In the spring of 2015, I took a University of British Columbia EdX course called “Reconciliation Through Indigenous Education.” For a variety of reasons, I found the course challenging–not so much the course materials, which were very interesting, but because it challenged me to think about many of my own assumptions and related experiences.
In the coming while, I will be posting some of my journal reflections, and also some of the assignments from the course. You may agree with my views–or you may disagree strongly. I would love to hear your input either way (so long as we keep the discussion respectful to each other, of course). Please feel free to comment!
I am starting with some journal reflections I wrote after doing the first lesson in the course:
Feb 2 2015: I started the Reconciliation Through Indigenous Education course yesterday. It really shook up some emotions I had pretty much buried.
The more I think about things lately, the more I feel I have been failing my children for years, in that I have avoided talking to them about anything that matters to me. Oh sure, I’m fine with “safe” things where I don’t have to chance being wrong–or being disagreed with. It is scary, I’m finding, to do the “discussion” parts of this course. I could, of course, write nice intellectual bits like some people are–but I’m far too personally involved in this “topic”–it’s far more than just a topic to me; it’s my life and the lives of people I dearly love and care about, and my relationships with them.
It’s the pain of my husband’s life… I know he was listening in a bit when I was watching the video/audio bits of the course… and it wasn’t long before he turned the TV on loudly, and started asking me to do this and that…in that tone of voice that clearly indicates he is upset because there’s something going on that he doesn’t want to face or think about.
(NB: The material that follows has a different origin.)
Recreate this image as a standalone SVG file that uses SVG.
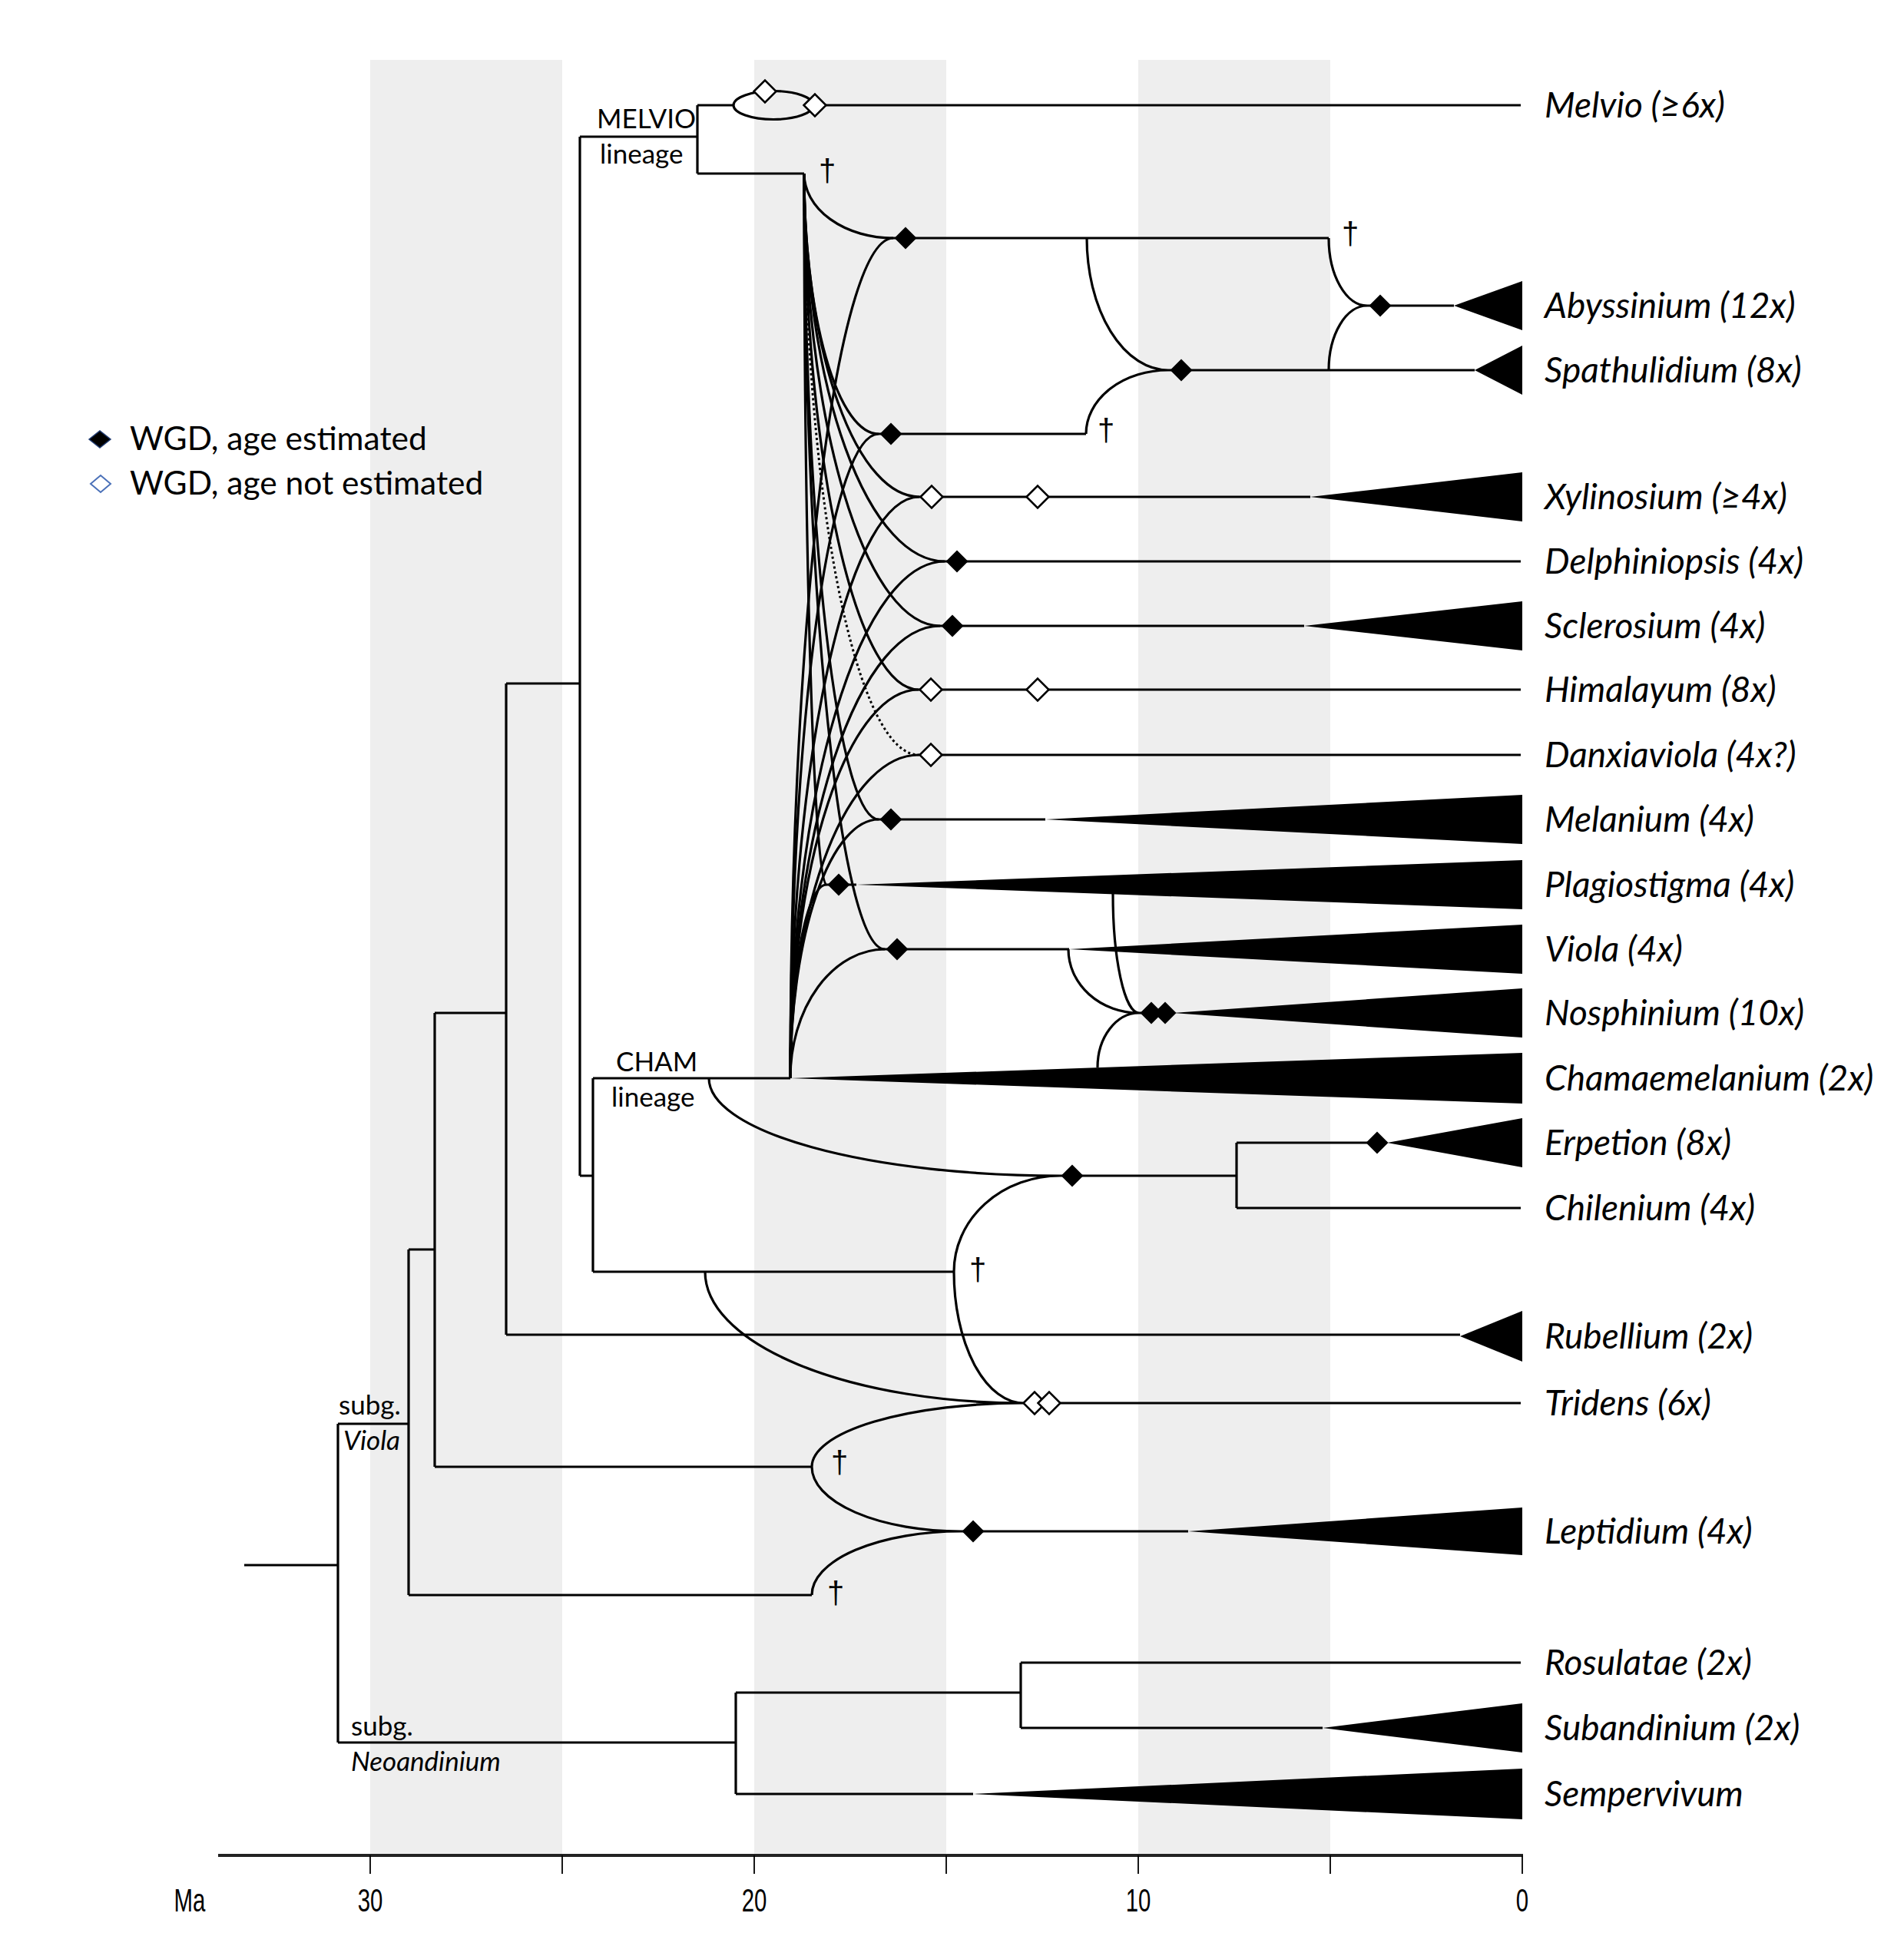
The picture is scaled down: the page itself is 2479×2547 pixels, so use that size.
<svg xmlns="http://www.w3.org/2000/svg" xmlns:xlink="http://www.w3.org/1999/xlink" width="2479" height="2547" viewBox="0 0 2479 2547">
<style>
.band{fill:#eeeeee}
.br{stroke:#000;stroke-width:3.2;fill:none}
.dot{stroke:#000;stroke-width:3;fill:none;stroke-dasharray:3 3.5}
.wedge{fill:#000}
.wf{fill:#000}
.wo{fill:#fff;stroke:#000;stroke-width:2.5}
.lab{font-family:Lato,"Liberation Sans",sans-serif;font-style:italic;font-size:46px;fill:#000}
.grp{font-family:Lato,"Liberation Sans",sans-serif;font-size:35px;fill:#000}
.grpi{font-family:Lato,"Liberation Sans",sans-serif;font-style:italic;font-size:35px;fill:#000}
.leg{font-family:Lato,"Liberation Sans",sans-serif;font-size:42.5px;fill:#000}
.dag{font-family:"Liberation Sans",sans-serif;font-size:40px;fill:#000;text-anchor:middle}
.ax{font-family:"Liberation Sans",sans-serif;font-size:42px;fill:#000;text-anchor:middle}
.tick{stroke:#000;stroke-width:1.8}
</style>
<defs>
<path id="dm" d="M-14.5,0 L0,-14.5 L14.5,0 L0,14.5 Z"/>
</defs>
<rect width="2479" height="2547" fill="#fff"/>
<g id="bands">
<rect class="band" x="482" y="78" width="250" height="2338"/>
<rect class="band" x="982" y="78" width="250" height="2338"/>
<rect class="band" x="1482" y="78" width="250" height="2338"/>
</g>
<g id="connectors">
<path class="br" d="M318,2038 H440 M440,1854 V2269 M440,1854 H532 M532,1627 V2077 M532,1627 H566 M566,1319 V1910 M532,2077 H1057 M566,1910 H1057 M566,1319 H659 M659,890 V1738 M659,890 H755 M659,1738 H1901 M755,178 V1531 M755,178 H908 M908,137 V226 M908,137 H955 M908,226 H1047 M755,1531 H772 M772,1404 V1656 M772,1404 H1029 M772,1656 H1242"/>
<path class="br" d="M440,2269 H958 M958,2204 V2336 M958,2204 H1329 M1329,2165 V2250 M1329,2165 H1980 M1329,2250 H1722 M958,2336 H1267"/>
<ellipse class="br" cx="1007" cy="137" rx="52" ry="18.5"/>
<path class="br" d="M1059,137 H1980"/>
<path class="br" d="M1047,226 A116,84 0 0 0 1163,310"/>
<path class="br" d="M1047,226 A97,339 0 0 0 1144,565"/>
<path class="br" d="M1047,226 A150,421 0 0 0 1197,647"/>
<path class="br" d="M1047,226 A183,505 0 0 0 1230,731"/>
<path class="br" d="M1047,226 A177,589 0 0 0 1224,815"/>
<path class="br" d="M1047,226 A149,672 0 0 0 1196,898"/>
<path class="dot" d="M1047,226 A149,757 0 0 0 1196,983"/>
<path class="br" d="M1047,226 A97,841 0 0 0 1144,1067"/>
<path class="br" d="M1047,226 A29,926 0 0 0 1076,1152"/>
<path class="br" d="M1047,226 A105,1010 0 0 0 1152,1236"/>
<path class="br" d="M1029,1404 A134,1094 0 0 1 1163,310"/>
<path class="br" d="M1029,1404 A115,839 0 0 1 1144,565"/>
<path class="br" d="M1029,1404 A168,757 0 0 1 1197,647"/>
<path class="br" d="M1029,1404 A201,673 0 0 1 1230,731"/>
<path class="br" d="M1029,1404 A195,589 0 0 1 1224,815"/>
<path class="br" d="M1029,1404 A167,506 0 0 1 1196,898"/>
<path class="br" d="M1029,1404 A167,421 0 0 1 1196,983"/>
<path class="br" d="M1029,1404 A115,337 0 0 1 1144,1067"/>
<path class="br" d="M1029,1404 A47,252 0 0 1 1076,1152"/>
<path class="br" d="M1029,1404 A123,168 0 0 1 1152,1236"/>
<path class="br" d="M1163,310 H1730 M1144,565 H1414 M1197,647 H1706 M1230,731 H1980 M1224,815 H1698 M1196,898 H1980 M1196,983 H1980 M1144,1067 H1361 M1076,1152 H1115 M1152,1236 H1392 M1483,1319 H1527"/>
<path class="br" d="M1730,310 A50,88 0 0 0 1780,398 M1730,482 A50,84 0 0 1 1780,398 M1780,398 H1893"/>
<path class="br" d="M1415,310 A106,172 0 0 0 1521,482 M1414,565 A107,83 0 0 1 1521,482 M1521,482 H1920"/>
<path class="br" d="M1449,1164 A34,155 0 0 0 1483,1319 M1391,1236 A92,83 0 0 0 1483,1319 M1429,1390 A54,71 0 0 1 1483,1319"/>
<path class="br" d="M923,1404 A457,127 0 0 0 1380,1531 M1242,1656 A138,125 0 0 1 1380,1531 M1380,1531 H1610 M1610,1488 V1573 M1610,1488 H1806 M1610,1573 H1980"/>
<path class="br" d="M918,1656 A415,171 0 0 0 1333,1827 M1242,1656 A91,171 0 0 0 1333,1827 M1057,1910 A276,83 0 0 1 1333,1827 M1333,1827 H1980"/>
<path class="br" d="M1057,1910 A194,84 0 0 0 1251,1994 M1057,2077 A194,83 0 0 1 1251,1994 M1251,1994 H1547"/>
</g>
<g id="daggers">
<text class="dag" x="1077" y="236">†</text>
<text class="dag" x="1758" y="318">†</text>
<text class="dag" x="1440" y="574">†</text>
<text class="dag" x="1273" y="1667">†</text>
<text class="dag" x="1093" y="1918">†</text>
<text class="dag" x="1088" y="2088">†</text>
</g>
<g id="taxa">
<g id="n-melvio"><text class="lab" x="2011" y="153">Melvio (≥6x)</text></g>
<g id="n-abyssinium"><polygon class="wedge" points="1893,398 1982,366 1982,430"/><text class="lab" x="2011" y="414">Abyssinium (12x)</text></g>
<g id="n-spathulidium"><polygon class="wedge" points="1920,482 1982,450 1982,514"/><text class="lab" x="2011" y="498">Spathulidium (8x)</text></g>
<g id="n-xylinosium"><polygon class="wedge" points="1706,647 1982,615 1982,679"/><text class="lab" x="2011" y="663">Xylinosium (≥4x)</text></g>
<g id="n-delphiniopsis"><text class="lab" x="2011" y="747">Delphiniopsis (4x)</text></g>
<g id="n-sclerosium"><polygon class="wedge" points="1698,815 1982,783 1982,847"/><text class="lab" x="2011" y="831">Sclerosium (4x)</text></g>
<g id="n-himalayum"><text class="lab" x="2011" y="914">Himalayum (8x)</text></g>
<g id="n-danxiaviola"><text class="lab" x="2011" y="999">Danxiaviola (4x?)</text></g>
<g id="n-melanium"><polygon class="wedge" points="1361,1067 1982,1035 1982,1099"/><text class="lab" x="2011" y="1083">Melanium (4x)</text></g>
<g id="n-plagiostigma"><polygon class="wedge" points="1115,1152 1982,1120 1982,1184"/><text class="lab" x="2011" y="1168">Plagiostigma (4x)</text></g>
<g id="n-viola"><polygon class="wedge" points="1392,1236 1982,1204 1982,1268"/><text class="lab" x="2011" y="1252">Viola (4x)</text></g>
<g id="n-nosphinium"><polygon class="wedge" points="1527,1319 1982,1287 1982,1351"/><text class="lab" x="2011" y="1335">Nosphinium (10x)</text></g>
<g id="n-chamaemelanium"><polygon class="wedge" points="1029,1404 1982,1371 1982,1437"/><text class="lab" x="2011" y="1420">Chamaemelanium (2x)</text></g>
<g id="n-erpetion"><polygon class="wedge" points="1806,1488 1982,1456 1982,1520"/><text class="lab" x="2011" y="1504">Erpetion (8x)</text></g>
<g id="n-chilenium"><text class="lab" x="2011" y="1589">Chilenium (4x)</text></g>
<g id="n-rubellium"><polygon class="wedge" points="1901,1740 1982,1707 1982,1773"/><text class="lab" x="2011" y="1756">Rubellium (2x)</text></g>
<g id="n-tridens"><text class="lab" x="2011" y="1843">Tridens (6x)</text></g>
<g id="n-leptidium"><polygon class="wedge" points="1547,1994 1982,1963 1982,2025"/><text class="lab" x="2011" y="2010">Leptidium (4x)</text></g>
<g id="n-rosulatae"><text class="lab" x="2011" y="2181">Rosulatae (2x)</text></g>
<g id="n-subandinium"><polygon class="wedge" points="1722,2250 1982,2218 1982,2282"/><text class="lab" x="2011" y="2266">Subandinium (2x)</text></g>
<g id="n-sempervivum"><polygon class="wedge" points="1267,2336 1982,2303 1982,2369"/><text class="lab" x="2011" y="2352">Sempervivum</text></g>
</g>
<g id="wgd">
<use href="#dm" class="wo" x="996" y="119"/>
<use href="#dm" class="wo" x="1061" y="137"/>
<use href="#dm" class="wf" x="1179" y="310"/>
<use href="#dm" class="wf" x="1160" y="565"/>
<use href="#dm" class="wo" x="1213" y="647"/>
<use href="#dm" class="wo" x="1351" y="647"/>
<use href="#dm" class="wf" x="1246" y="731"/>
<use href="#dm" class="wf" x="1240" y="815"/>
<use href="#dm" class="wo" x="1212" y="898"/>
<use href="#dm" class="wo" x="1351" y="898"/>
<use href="#dm" class="wo" x="1212" y="983"/>
<use href="#dm" class="wf" x="1160" y="1067"/>
<use href="#dm" class="wf" x="1092" y="1152"/>
<use href="#dm" class="wf" x="1168" y="1236"/>
<use href="#dm" class="wf" x="1499" y="1319"/>
<use href="#dm" class="wf" x="1517" y="1319"/>
<use href="#dm" class="wf" x="1797" y="398"/>
<use href="#dm" class="wf" x="1538" y="482"/>
<use href="#dm" class="wf" x="1396" y="1531"/>
<use href="#dm" class="wf" x="1793" y="1488"/>
<use href="#dm" class="wo" x="1347" y="1827"/>
<use href="#dm" class="wo" x="1366" y="1827"/>
<use href="#dm" class="wf" x="1267" y="1994"/>
</g>
<g id="group-labels">
<text class="grp" x="777" y="167">MELVIO</text>
<text class="grp" x="781" y="213">lineage</text>
<text class="grp" x="802" y="1395">CHAM</text>
<text class="grp" x="796" y="1441">lineage</text>
<text class="grp" x="441" y="1842">subg.</text>
<text class="grpi" x="447" y="1888">Viola</text>
<text class="grp" x="457" y="2260">subg.</text>
<text class="grpi" x="457" y="2306">Neoandinium</text>
</g>
<g id="legend">
<path d="M116,572 L130,561 L144,572 L130,583 Z" fill="#000" stroke="#1f3a70" stroke-width="1.5"/>
<path d="M118,630 L131,619 L144,630 L131,641 Z" fill="#fff" stroke="#4a70b8" stroke-width="2"/>
<text class="leg" x="169" y="586">WGD, age estimated</text>
<text class="leg" x="169" y="644">WGD, age not estimated</text>
</g>
<g id="axis">
<line x1="284" y1="2416" x2="1983" y2="2416" stroke="#222" stroke-width="4"/>
<path class="tick" d="M482,2416 V2440 M732,2416 V2440 M982,2416 V2440 M1232,2416 V2440 M1482,2416 V2440 M1732,2416 V2440 M1982,2416 V2440"/>
<text class="ax" transform="translate(247,2489) scale(0.7,1)">Ma</text>
<text class="ax" transform="translate(482,2489) scale(0.7,1)">30</text>
<text class="ax" transform="translate(982,2489) scale(0.7,1)">20</text>
<text class="ax" transform="translate(1482,2489) scale(0.7,1)">10</text>
<text class="ax" transform="translate(1982,2489) scale(0.7,1)">0</text>
</g>
</svg>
I haven’t written anything “new” on my Haida Gwaii Building Bridges site for a long while… but I think it may be time to post some of my responses to this course… and let the flak fly where it may–if anyone cares to read what I’m writing. Up to now, on the site, I’ve pretty much stuck to “safe” stuff… but this is not a “safe” topic. It’s hard. It requires honesty… and courage. It digs into people’s deepest feelings. Hurts. Destroyed lives. Destroyed peoples.
I’m not at all sure that we can really bring about “reconciliation through indigenous education” in public schools. Certainly we can try. But so much racism comes from that which is inhaled early in life. I inhaled love and acceptance in the Masset /Old Massett community until I was 2 years old… and I could never outrun it or turn from it since.
The chart from the newsletter we had to read for the first lesson was really interesting because it shows the difference between levels of “social justice” in education. For so much of the time, we don’t get beyond the most shallow discussion and the “be a nice citizen” approach–and even when we do, we often only get to a “handouts” sort-of-action level… but truly facing the messy root causes and getting involved to the point of taking chances with our own comfort and safety and maybe even our lives… that’s a whole other place to go–which I’ve been avoiding.
“Level 3” is especially difficult for me–the few times I’ve really dipped my feet there are when I’ve been personally living in the mess… and right now, I’m finding the thought of going back there (however that might look) awfully “upsetting” to the “peace and comfort” spot I’ve created for myself ever since my personal “Great Depression” and all that led up to that dark time.